Banyak orang tua acapkali memberi cap atau label "malas" atau
"lelet" kepada anaknya. Sebutan ini bisa jadi merugikan sebab membuat
anak kurang berusaha karena merasa upaya yang dilakukannya tidak akan
diperhatikan. Bahkan mereka akan berlaku sebagaimana diharapkan melalui
label yang disandangnya itu. Pada gilirannya, label itu akan merusak
pembangunan konsep diri anak yang dibentuk sejak kecil.
Yang penting dilakukan justru membangun semangat anak. Hal ini bisa
terbentuk melalui kepercayaan yang diberikan kepadanya, melalui kegiatan
yang unik serta mengandung tantangan dan dorongan lainnya. Kemungkinan
alasan itu berbeda-beda pada setiap orang, namun orangtua hendaknya
mampu membangun semangat anaknya dengan merefleksikan diri atas
pengalaman masa kecilnya sendiri.
Cara lain adalah dengan memberikan tanggung jawab kepada anak,
misalnya memberi kesempatan utnuk menentukan sendiri jadwal kegiatan
mereka. Kapan membereskan kamar, mengerjakan PR, menonton TV dll. Akan
sangat baik lagi bila orangtua mengetahui seluruh potensi yang dimilki
oleh anak. Potensi ini bisa jadi berlainan dengan hal-hal yang dianggap
penting oleh orangtua, namun setidaknya ada beberapa hal yang dapat
dikembangkan bersama.
Malah Merusak Anak
Ada beberapa kekeliruan besar yang dipertahankan kebanyakan
orangtua. Kekeliruan itu misalnya, orangtua dan guru menyatakan anak
sekolah cenderung malas belajar, pelajar sekolah harus rajin belajar
supaya pandai, tujuan pendidikan agar anak menjadi pandai. Padahal
tujuan pendidikan adalah membantu anak menjadi orang dewasa mandiri
dalam kehidupan masyarakat kelak. Orang kemudian mengenal dirinya
sendiri, baik keunggulan maupun kelemahannya, dan bertanggungjawab serta
penuh perhatian kepada sesamanya. Jadi peran sekolah adalah membantu
anak memperoleh tingkat kepandaian sesuai dengan tingkat kemampuan
intelektualnya, yang diperlukan untuk menunaikan tugasnya dikemudian
hari sebagai anggota masyarakat.
Jadi syarat mutlak untuk berhasilnya proses pendidikan adalah bahwa
orang tua harus menerima anak mereka sebagaimana adanya, entah pandai,
entah biasa, entah lemah, cantik, cakep atau biasa-biasa saja.
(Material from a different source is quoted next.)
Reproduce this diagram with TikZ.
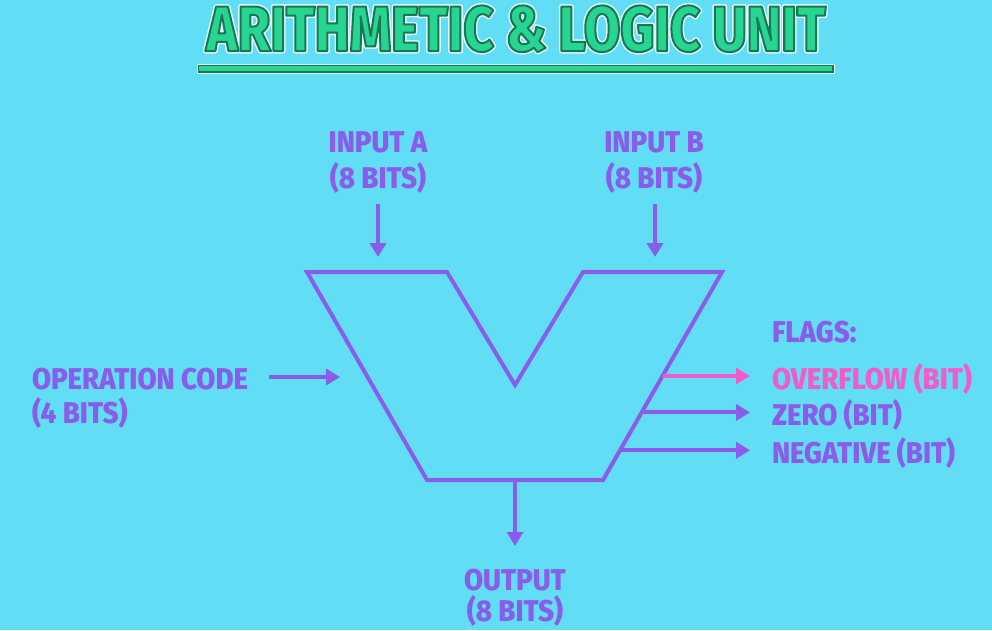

Masalah dalam pendidikan anak dimulai ketika orangtua tidak menerima
kenyataan itu. Sebagai contoh, banyak orangtua menuntut anaknya agar di
Taman Kanak-Kanak untuk diajarkan berhitung, membaca bahkan jika perlu
diajarkan bahasa Inggris. Orangtua menyuruh anak SD mengikuti bimbingan
belajar dan mencarikan guru les. Orangtua memaksa anak TK masuk les tari
atau les piano, padahal anak tidak memiliki bakat ke arah itu. Orangtua
seperti ini tidak mendidik, malah merusak anak.
Yang lebih menyedihkan, ada lembaga pendidikan yang memenuhi
tuntutan orangtua yang justru merugikan anaknya. Mustahil diperoleh anak
yang memiliki kepribadian penuh, berharga bagi sesama, rendah hati,
pantang mundur kendati memiliki kekurangan, bila saat usia sekolah
mengalami salah asuhan. Kemampuan anak harus dikembangkan agar dia
menjadi orang yang memiliki rasa percaya diri. Jadi kalau anak dituntut
terlalu berat justru timbul rasa tidak percaya diri yang akhirtnya
membawa kegagalan, dan pada gilirannya, timbullah malasnya.